* _Task goal_
Take the lines from the one with "Output the web" through the one with "33, 8, 13];", both ends kept, and reproduce them exactly without the pictures.
|---|
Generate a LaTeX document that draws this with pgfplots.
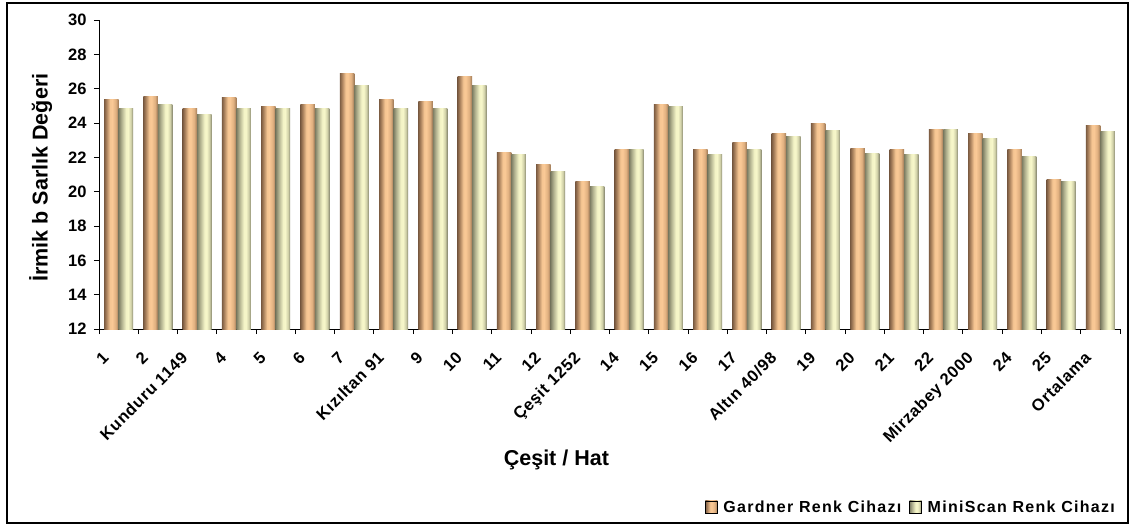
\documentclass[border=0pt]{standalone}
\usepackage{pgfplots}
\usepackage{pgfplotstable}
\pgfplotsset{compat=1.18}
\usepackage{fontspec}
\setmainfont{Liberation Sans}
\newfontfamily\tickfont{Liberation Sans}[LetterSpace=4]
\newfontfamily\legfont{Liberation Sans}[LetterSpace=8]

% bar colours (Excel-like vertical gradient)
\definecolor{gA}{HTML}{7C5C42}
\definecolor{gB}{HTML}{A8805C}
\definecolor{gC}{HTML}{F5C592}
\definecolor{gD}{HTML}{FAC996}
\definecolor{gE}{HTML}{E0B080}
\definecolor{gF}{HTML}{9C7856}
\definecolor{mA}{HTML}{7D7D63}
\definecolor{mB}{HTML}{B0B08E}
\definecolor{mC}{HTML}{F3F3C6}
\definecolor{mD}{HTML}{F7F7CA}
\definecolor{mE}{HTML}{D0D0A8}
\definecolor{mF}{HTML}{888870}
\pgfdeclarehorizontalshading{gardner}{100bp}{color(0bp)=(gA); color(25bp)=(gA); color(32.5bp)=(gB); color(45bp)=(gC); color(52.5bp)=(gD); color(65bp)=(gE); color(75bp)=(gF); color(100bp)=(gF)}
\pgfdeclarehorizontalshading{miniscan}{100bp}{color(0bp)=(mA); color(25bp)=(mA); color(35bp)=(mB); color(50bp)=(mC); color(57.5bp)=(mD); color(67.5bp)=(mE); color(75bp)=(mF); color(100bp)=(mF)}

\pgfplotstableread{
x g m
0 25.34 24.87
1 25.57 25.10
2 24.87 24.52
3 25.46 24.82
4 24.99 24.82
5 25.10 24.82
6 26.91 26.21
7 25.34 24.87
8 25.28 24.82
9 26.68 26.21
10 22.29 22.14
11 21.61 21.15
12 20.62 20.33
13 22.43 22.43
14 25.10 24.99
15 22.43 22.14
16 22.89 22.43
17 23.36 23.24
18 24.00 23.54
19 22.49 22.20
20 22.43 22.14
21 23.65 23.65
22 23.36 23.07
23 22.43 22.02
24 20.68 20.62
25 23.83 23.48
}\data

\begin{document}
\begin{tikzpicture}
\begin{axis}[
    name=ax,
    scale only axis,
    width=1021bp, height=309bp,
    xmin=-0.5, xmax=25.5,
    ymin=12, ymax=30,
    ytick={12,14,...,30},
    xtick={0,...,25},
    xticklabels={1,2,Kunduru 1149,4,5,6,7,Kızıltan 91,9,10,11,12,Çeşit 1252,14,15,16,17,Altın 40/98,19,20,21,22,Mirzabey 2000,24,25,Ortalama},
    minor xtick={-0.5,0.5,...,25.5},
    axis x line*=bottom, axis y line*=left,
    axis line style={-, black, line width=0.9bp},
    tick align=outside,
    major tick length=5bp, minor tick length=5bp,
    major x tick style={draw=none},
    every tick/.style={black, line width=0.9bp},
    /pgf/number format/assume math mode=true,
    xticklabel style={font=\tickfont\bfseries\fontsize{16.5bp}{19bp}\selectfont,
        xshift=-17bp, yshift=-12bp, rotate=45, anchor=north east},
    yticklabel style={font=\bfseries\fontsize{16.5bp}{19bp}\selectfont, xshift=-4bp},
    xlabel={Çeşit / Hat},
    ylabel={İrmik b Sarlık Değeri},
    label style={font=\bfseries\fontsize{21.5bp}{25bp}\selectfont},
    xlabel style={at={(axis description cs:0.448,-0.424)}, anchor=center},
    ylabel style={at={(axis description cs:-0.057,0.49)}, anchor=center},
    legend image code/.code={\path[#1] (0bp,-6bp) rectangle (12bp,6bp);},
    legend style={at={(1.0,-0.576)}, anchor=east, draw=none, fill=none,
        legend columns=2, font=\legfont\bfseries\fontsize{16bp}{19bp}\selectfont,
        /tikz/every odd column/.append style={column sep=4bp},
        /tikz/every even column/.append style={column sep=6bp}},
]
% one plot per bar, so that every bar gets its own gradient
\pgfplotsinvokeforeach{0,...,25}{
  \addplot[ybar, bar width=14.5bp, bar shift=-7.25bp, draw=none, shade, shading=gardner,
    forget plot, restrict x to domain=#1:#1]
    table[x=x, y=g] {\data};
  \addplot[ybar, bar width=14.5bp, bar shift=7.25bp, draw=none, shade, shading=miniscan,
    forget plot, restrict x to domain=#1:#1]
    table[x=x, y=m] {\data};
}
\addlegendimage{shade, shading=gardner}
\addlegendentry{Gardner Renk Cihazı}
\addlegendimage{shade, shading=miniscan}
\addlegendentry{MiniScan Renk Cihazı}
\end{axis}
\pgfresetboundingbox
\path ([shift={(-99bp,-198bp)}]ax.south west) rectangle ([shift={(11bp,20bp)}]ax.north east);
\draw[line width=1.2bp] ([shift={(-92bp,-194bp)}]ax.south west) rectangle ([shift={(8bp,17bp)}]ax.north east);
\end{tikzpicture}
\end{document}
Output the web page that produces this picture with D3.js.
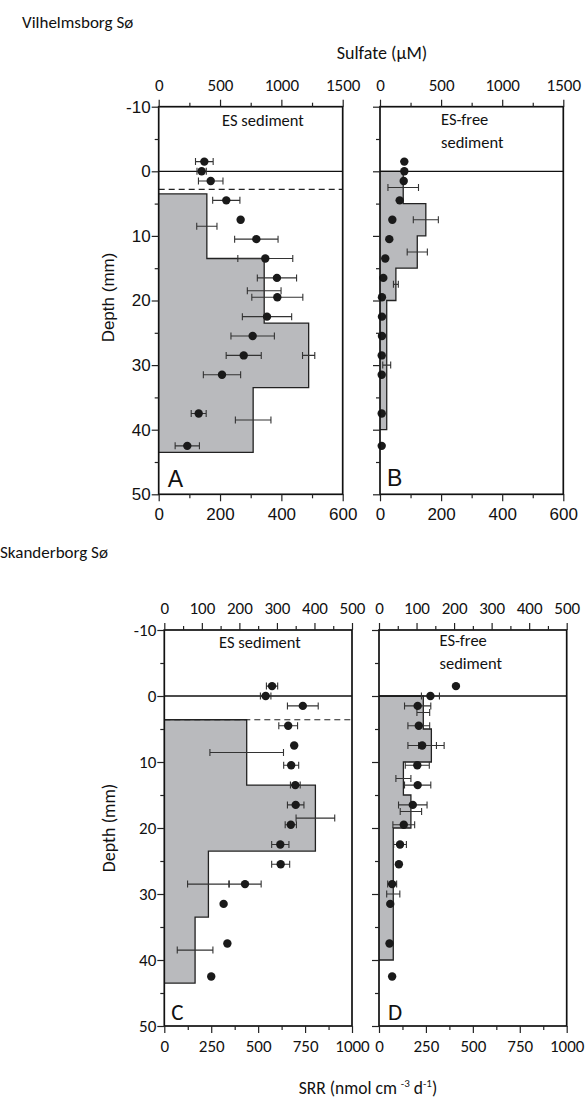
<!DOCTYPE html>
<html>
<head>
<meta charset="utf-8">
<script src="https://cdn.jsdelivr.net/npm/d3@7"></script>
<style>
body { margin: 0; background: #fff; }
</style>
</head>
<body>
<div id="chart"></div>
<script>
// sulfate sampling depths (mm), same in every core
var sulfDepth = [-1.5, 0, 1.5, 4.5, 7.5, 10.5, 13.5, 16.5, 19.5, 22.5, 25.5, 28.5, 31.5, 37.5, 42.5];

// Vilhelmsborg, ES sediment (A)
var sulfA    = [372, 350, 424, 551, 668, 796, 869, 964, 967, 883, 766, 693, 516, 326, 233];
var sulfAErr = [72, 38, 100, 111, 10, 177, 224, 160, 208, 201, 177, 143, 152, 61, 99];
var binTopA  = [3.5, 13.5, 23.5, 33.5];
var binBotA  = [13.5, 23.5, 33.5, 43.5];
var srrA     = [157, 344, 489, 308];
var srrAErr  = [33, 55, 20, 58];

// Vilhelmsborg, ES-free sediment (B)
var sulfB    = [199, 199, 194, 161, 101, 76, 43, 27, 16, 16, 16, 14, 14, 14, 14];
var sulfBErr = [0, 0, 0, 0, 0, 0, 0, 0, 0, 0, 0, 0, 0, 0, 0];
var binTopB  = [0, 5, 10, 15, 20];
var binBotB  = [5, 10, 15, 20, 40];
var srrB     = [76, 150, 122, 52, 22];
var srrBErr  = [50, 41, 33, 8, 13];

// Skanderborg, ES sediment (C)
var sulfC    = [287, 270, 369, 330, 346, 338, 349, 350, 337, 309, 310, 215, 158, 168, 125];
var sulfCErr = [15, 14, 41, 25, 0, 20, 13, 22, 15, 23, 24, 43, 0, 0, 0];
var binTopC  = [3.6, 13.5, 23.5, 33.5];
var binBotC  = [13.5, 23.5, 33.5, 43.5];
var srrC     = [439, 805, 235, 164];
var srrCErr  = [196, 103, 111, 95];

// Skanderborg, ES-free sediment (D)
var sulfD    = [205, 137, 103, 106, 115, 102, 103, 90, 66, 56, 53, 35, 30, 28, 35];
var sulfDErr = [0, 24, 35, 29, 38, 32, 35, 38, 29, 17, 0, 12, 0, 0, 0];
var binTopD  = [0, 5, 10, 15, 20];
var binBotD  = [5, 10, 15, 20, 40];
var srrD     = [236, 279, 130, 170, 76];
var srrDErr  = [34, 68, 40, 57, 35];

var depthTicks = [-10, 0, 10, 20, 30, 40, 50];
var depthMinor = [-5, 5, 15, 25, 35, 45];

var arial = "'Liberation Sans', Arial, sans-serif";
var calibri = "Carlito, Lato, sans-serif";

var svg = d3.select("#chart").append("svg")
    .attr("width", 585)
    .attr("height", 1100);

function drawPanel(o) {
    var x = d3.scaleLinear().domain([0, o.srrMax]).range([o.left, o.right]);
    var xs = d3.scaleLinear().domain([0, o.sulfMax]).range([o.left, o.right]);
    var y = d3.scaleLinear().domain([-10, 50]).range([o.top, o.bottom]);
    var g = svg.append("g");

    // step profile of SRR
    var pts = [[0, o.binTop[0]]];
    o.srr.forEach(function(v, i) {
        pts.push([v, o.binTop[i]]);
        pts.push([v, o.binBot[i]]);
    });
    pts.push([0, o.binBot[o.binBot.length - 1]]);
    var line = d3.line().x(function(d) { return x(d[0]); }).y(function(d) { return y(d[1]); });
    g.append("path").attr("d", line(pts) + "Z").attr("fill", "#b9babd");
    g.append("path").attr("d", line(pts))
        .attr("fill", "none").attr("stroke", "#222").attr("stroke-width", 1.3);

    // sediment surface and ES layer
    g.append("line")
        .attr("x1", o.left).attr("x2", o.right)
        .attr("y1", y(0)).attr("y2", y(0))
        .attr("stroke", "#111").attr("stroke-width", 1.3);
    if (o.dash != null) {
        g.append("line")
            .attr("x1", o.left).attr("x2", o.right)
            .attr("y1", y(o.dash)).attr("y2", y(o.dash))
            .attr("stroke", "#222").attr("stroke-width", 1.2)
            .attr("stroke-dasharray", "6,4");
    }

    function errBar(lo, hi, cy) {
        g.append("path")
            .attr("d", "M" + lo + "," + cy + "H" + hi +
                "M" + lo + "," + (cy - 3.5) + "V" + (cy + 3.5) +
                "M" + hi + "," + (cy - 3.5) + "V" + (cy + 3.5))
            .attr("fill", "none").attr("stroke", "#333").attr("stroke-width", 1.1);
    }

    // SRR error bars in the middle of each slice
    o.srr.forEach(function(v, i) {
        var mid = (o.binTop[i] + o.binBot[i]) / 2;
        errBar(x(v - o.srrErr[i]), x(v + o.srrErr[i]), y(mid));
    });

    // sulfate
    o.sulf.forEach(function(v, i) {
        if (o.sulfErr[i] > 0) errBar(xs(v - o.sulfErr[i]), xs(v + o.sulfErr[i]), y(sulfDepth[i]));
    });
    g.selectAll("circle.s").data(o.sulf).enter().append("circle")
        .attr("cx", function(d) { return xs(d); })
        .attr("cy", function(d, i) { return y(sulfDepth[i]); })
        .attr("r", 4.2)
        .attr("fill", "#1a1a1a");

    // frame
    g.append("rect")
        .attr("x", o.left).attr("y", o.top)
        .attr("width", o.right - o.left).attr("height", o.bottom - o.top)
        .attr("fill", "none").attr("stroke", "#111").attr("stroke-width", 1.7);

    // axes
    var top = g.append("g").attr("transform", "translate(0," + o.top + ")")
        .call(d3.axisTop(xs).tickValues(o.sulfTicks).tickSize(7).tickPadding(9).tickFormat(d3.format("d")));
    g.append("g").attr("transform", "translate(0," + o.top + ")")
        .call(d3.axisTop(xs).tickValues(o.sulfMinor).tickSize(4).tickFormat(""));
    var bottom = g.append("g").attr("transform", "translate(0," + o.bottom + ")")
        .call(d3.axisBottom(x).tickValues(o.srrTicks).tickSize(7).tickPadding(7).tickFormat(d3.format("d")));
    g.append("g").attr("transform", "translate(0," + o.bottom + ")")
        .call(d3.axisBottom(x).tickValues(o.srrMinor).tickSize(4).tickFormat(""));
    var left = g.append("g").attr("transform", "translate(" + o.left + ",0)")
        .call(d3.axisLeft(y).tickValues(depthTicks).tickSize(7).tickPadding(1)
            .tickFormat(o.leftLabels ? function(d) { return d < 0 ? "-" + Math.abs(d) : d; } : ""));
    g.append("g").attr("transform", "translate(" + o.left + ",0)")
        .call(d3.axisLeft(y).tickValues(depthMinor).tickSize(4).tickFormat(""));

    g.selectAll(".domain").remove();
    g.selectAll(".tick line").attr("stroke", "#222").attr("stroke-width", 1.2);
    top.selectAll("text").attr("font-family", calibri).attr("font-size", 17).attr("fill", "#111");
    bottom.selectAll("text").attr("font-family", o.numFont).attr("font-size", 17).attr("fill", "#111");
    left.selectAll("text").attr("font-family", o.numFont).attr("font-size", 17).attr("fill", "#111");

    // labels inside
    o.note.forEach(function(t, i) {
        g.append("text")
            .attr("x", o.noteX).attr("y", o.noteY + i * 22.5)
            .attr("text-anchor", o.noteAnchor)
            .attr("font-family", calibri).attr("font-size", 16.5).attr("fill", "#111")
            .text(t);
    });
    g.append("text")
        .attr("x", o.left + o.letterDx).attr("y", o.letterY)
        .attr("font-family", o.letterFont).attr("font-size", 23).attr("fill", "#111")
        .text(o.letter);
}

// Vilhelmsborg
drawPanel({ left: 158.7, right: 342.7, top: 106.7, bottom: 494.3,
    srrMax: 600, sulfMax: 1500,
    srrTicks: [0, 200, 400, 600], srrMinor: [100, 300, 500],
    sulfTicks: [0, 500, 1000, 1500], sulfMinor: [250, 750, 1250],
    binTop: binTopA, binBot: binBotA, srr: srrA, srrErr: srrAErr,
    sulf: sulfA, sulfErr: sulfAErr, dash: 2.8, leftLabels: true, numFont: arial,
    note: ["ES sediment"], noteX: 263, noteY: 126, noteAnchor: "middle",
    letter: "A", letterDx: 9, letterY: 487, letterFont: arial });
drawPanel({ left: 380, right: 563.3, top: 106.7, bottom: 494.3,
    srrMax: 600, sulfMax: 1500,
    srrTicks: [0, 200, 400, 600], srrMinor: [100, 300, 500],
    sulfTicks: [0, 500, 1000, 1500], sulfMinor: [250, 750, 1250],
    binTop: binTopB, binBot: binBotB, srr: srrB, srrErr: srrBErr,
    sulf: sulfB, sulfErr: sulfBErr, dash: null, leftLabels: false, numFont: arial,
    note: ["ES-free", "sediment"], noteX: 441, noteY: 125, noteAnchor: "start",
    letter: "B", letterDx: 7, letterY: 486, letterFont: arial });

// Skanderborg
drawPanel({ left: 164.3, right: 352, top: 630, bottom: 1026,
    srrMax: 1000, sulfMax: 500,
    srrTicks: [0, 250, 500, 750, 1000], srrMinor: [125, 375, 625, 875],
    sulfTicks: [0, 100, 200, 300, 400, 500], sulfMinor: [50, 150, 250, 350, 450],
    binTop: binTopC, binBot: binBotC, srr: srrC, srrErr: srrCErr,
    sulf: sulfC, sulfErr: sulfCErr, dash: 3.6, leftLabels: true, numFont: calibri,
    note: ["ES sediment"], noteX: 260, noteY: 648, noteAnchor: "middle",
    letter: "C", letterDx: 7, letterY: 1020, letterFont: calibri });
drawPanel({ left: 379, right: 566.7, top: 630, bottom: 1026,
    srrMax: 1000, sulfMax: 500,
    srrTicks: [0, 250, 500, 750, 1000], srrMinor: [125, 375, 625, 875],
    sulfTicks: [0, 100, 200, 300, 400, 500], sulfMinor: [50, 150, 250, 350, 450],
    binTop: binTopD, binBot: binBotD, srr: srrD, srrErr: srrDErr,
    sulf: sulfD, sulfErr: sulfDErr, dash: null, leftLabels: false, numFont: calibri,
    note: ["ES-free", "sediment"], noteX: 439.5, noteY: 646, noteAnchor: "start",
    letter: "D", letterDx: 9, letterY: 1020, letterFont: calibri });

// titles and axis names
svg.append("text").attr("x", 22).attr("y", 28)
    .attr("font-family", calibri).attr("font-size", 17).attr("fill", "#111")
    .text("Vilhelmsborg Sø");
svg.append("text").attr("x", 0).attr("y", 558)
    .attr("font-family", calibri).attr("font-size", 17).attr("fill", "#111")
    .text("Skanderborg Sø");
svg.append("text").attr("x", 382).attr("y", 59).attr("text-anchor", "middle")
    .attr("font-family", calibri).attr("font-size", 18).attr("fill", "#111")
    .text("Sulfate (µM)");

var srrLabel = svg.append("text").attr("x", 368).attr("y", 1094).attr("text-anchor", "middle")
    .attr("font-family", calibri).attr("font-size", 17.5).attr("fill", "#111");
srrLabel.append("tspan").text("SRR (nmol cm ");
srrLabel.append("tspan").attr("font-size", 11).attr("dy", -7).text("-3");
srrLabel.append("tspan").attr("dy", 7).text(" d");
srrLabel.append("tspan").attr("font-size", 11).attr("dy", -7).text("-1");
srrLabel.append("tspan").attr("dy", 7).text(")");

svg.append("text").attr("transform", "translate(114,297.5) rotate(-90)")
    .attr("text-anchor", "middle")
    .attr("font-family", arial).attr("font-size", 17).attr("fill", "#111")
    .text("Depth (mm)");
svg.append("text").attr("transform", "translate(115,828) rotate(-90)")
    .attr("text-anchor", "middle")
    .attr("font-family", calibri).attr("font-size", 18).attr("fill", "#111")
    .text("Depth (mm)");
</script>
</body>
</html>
|---|
* _Complete answer_
Output the web page that produces this picture with D3.js.
<!DOCTYPE html>
<html>
<head>
<meta charset="utf-8">
<script src="https://cdn.jsdelivr.net/npm/d3@7"></script>
<style>
body { margin: 0; background: #fff; }
</style>
</head>
<body>
<div id="chart"></div>
<script>
// sulfate sampling depths (mm), same in every core
var sulfDepth = [-1.5, 0, 1.5, 4.5, 7.5, 10.5, 13.5, 16.5, 19.5, 22.5, 25.5, 28.5, 31.5, 37.5, 42.5];

// Vilhelmsborg, ES sediment (A)
var sulfA    = [372, 350, 424, 551, 668, 796, 869, 964, 967, 883, 766, 693, 516, 326, 233];
var sulfAErr = [72, 38, 100, 111, 10, 177, 224, 160, 208, 201, 177, 143, 152, 61, 99];
var binTopA  = [3.5, 13.5, 23.5, 33.5];
var binBotA  = [13.5, 23.5, 33.5, 43.5];
var srrA     = [157, 344, 489, 308];
var srrAErr  = [33, 55, 20, 58];

// Vilhelmsborg, ES-free sediment (B)
var sulfB    = [199, 199, 194, 161, 101, 76, 43, 27, 16, 16, 16, 14, 14, 14, 14];
var sulfBErr = [0, 0, 0, 0, 0, 0, 0, 0, 0, 0, 0, 0, 0, 0, 0];
var binTopB  = [0, 5, 10, 15, 20];
var binBotB  = [5, 10, 15, 20, 40];
var srrB     = [76, 150, 122, 52, 22];
var srrBErr  = [50, 41, 33, 8, 13];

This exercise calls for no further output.